Exercise — Find each line with the word "chart" and say how many there are, nothing else.

------ Listed entries ------

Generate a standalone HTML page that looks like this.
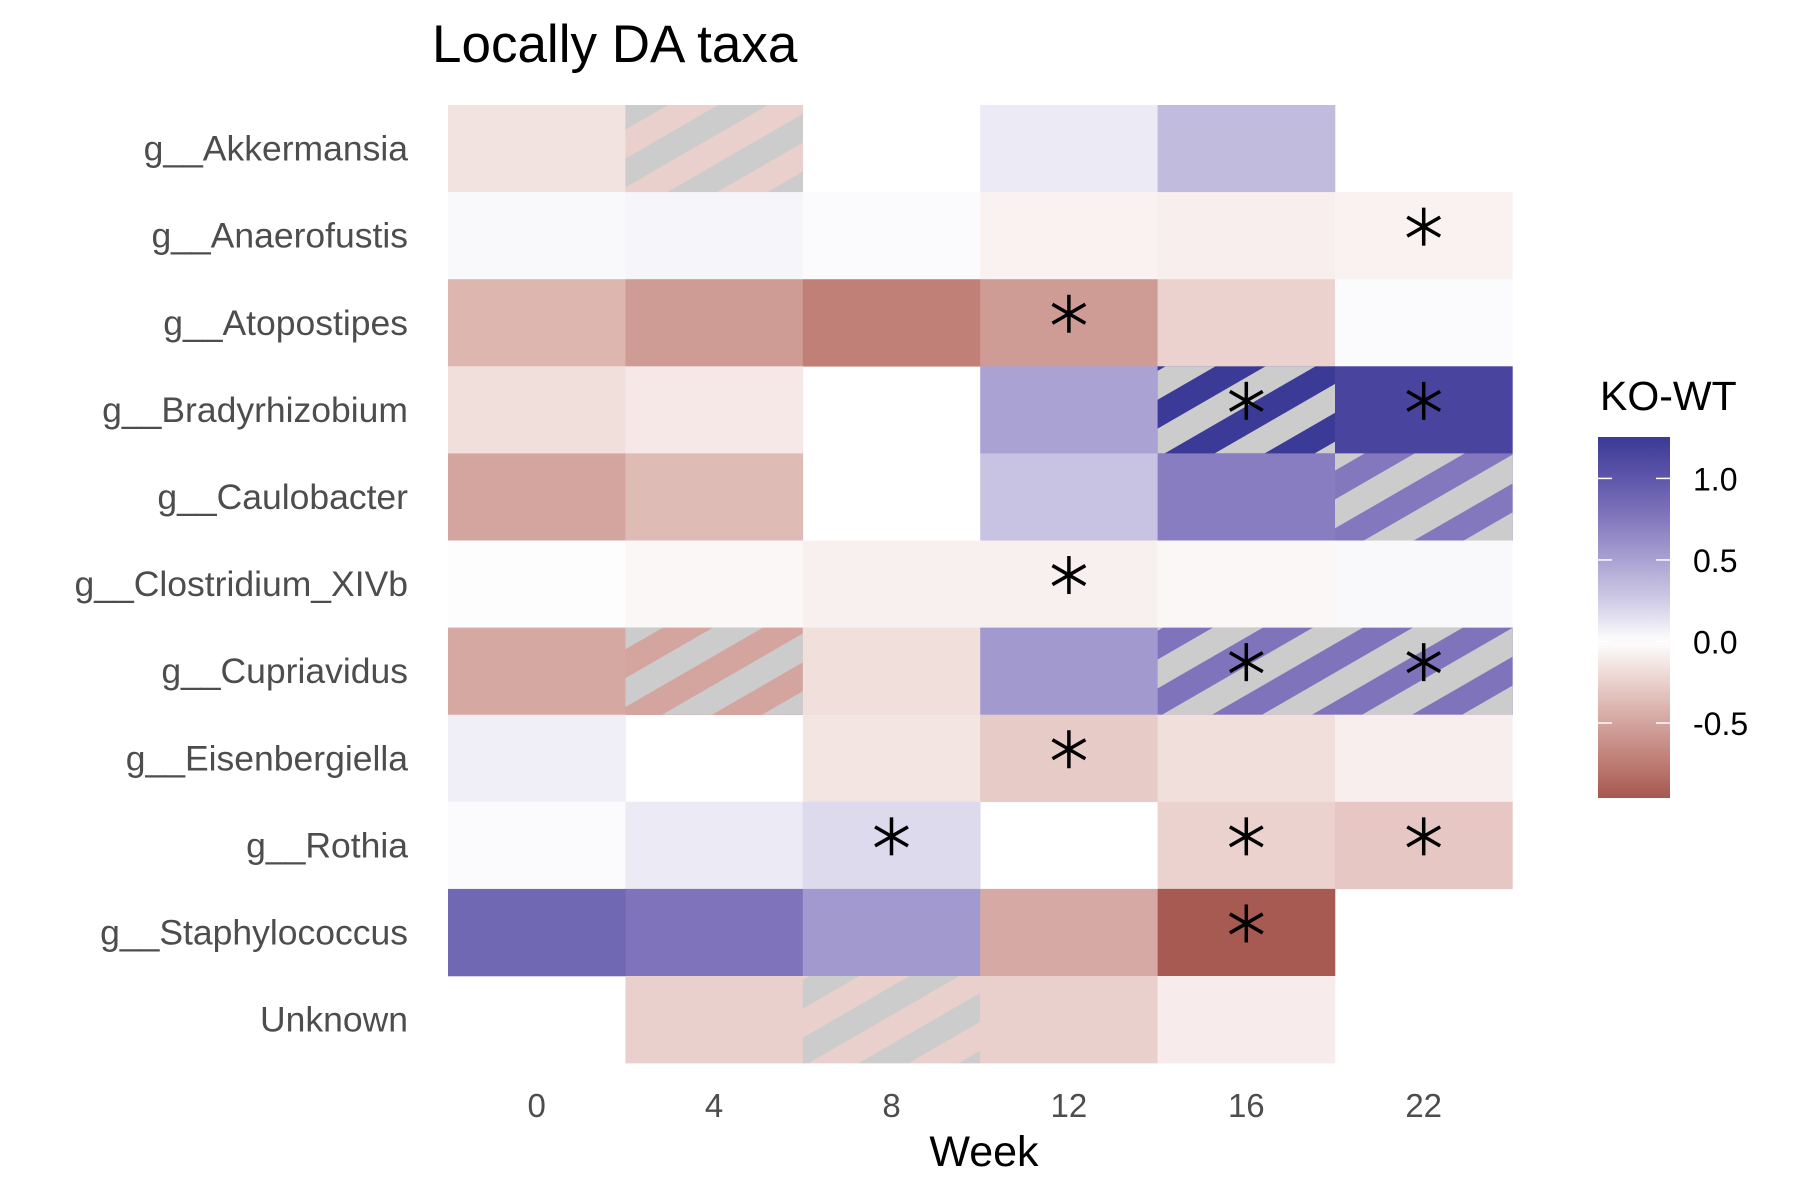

------
------ Listed entries ------

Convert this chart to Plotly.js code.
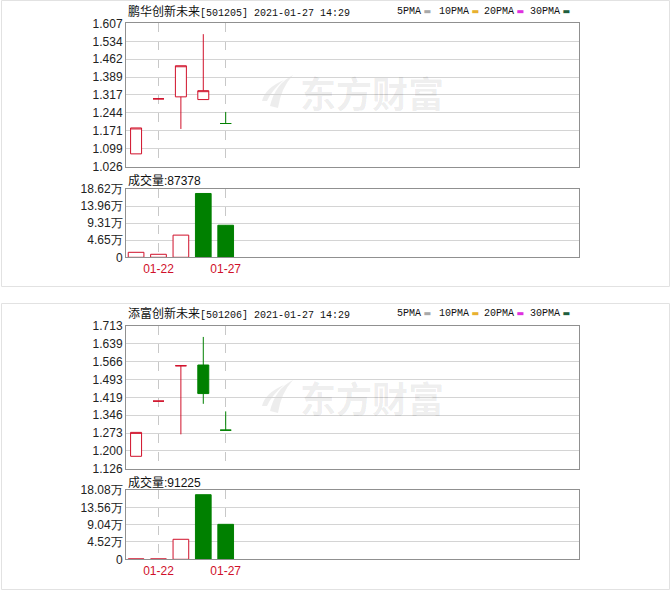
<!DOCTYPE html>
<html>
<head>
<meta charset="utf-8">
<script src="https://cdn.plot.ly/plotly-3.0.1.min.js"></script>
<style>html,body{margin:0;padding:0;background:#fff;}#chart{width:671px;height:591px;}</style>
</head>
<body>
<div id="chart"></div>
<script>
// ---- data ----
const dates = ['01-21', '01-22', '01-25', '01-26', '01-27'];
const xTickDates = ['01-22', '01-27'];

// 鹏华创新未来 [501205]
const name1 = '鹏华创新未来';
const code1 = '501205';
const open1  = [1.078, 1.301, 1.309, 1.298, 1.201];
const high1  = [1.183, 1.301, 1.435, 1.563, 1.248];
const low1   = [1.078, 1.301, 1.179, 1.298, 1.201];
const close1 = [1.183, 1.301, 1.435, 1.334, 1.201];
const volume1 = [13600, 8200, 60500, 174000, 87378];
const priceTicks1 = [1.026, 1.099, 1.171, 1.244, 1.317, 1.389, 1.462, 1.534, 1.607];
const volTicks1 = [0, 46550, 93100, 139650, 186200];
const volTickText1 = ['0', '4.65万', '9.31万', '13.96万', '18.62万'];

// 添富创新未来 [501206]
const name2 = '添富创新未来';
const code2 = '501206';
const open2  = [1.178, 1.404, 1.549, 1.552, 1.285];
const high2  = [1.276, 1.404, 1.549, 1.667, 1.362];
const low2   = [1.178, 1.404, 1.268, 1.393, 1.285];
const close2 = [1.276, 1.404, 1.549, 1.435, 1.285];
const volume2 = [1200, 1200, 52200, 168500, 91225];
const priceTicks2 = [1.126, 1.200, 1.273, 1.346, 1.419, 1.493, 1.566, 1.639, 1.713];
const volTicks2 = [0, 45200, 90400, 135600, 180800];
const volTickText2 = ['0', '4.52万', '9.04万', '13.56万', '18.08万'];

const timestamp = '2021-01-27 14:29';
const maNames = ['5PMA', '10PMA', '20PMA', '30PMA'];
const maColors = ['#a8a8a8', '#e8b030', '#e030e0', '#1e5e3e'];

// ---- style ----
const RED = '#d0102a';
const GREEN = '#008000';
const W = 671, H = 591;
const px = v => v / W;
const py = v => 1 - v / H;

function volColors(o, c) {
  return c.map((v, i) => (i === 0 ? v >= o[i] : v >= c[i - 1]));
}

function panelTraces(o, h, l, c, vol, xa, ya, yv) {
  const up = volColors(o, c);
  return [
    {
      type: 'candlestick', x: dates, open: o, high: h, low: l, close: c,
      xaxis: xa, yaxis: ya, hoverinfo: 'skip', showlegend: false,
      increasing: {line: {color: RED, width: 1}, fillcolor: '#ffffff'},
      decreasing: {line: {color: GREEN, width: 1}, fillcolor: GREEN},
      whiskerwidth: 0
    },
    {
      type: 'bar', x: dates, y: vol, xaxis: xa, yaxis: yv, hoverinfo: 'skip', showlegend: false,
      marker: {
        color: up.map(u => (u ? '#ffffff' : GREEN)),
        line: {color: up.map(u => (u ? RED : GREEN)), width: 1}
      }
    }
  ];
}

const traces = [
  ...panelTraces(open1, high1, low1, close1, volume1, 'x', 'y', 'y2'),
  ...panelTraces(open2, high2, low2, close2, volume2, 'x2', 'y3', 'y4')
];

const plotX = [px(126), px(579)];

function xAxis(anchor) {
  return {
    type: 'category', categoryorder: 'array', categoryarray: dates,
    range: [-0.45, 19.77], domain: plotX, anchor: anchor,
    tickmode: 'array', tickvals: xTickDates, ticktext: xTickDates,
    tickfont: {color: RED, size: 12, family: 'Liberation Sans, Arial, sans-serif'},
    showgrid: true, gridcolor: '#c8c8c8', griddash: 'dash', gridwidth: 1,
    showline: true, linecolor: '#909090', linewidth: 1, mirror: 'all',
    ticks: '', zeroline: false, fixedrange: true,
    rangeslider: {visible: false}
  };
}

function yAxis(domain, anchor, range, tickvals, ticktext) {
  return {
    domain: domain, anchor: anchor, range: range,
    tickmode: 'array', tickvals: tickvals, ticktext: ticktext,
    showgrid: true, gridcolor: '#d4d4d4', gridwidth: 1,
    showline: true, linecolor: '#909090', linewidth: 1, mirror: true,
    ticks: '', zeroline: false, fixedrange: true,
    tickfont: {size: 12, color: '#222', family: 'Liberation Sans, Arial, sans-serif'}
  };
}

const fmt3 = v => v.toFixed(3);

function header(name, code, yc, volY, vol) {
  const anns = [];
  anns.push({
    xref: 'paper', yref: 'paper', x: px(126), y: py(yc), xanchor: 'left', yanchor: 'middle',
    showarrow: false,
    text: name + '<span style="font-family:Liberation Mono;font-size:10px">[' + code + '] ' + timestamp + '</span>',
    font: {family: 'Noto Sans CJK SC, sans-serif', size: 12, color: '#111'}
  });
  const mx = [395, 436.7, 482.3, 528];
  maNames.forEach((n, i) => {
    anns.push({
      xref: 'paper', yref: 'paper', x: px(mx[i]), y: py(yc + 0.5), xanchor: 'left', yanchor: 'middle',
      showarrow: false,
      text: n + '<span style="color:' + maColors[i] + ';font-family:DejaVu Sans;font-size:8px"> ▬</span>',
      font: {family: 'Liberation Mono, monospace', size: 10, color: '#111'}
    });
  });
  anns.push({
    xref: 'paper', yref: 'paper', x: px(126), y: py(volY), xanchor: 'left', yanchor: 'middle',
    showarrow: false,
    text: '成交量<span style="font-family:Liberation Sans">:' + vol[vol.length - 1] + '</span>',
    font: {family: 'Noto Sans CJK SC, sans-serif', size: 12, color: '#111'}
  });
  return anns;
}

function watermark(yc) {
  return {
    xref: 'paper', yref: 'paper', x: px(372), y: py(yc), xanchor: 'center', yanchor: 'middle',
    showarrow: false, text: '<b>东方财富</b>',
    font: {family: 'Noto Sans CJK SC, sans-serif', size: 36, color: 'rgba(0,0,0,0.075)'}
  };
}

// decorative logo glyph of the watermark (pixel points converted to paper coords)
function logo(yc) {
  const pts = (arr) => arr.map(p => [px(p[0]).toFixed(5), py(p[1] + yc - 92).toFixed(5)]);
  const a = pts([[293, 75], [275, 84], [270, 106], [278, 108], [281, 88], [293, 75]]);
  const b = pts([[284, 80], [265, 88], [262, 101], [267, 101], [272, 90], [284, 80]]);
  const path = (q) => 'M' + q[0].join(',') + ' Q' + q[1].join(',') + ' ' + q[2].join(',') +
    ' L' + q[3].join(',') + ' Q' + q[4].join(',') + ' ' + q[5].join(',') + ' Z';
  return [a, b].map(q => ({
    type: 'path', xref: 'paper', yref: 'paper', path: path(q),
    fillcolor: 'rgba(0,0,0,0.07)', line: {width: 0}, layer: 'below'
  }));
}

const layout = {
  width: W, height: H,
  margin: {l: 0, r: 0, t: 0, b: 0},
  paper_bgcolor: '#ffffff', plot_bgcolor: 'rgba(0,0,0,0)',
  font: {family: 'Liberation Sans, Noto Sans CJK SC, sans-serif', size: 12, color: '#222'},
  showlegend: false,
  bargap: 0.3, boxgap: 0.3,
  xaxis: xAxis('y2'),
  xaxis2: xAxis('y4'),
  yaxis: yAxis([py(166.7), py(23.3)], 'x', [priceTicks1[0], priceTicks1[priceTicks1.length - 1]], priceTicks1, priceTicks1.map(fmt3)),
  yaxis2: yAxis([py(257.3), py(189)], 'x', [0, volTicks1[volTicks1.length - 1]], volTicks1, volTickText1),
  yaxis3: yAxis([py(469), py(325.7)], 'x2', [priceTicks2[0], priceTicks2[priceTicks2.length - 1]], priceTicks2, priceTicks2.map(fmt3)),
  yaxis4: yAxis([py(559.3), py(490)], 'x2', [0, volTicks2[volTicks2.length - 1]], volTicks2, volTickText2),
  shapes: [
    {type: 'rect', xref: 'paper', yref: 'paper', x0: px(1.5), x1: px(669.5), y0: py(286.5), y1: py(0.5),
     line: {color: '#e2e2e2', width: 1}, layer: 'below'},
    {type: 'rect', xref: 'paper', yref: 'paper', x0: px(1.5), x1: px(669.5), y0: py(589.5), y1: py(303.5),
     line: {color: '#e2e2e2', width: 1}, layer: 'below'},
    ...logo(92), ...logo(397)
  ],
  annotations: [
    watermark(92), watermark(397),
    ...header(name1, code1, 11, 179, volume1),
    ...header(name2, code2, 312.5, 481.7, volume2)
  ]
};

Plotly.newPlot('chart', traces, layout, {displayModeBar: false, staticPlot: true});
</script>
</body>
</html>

------

Response to the task — 4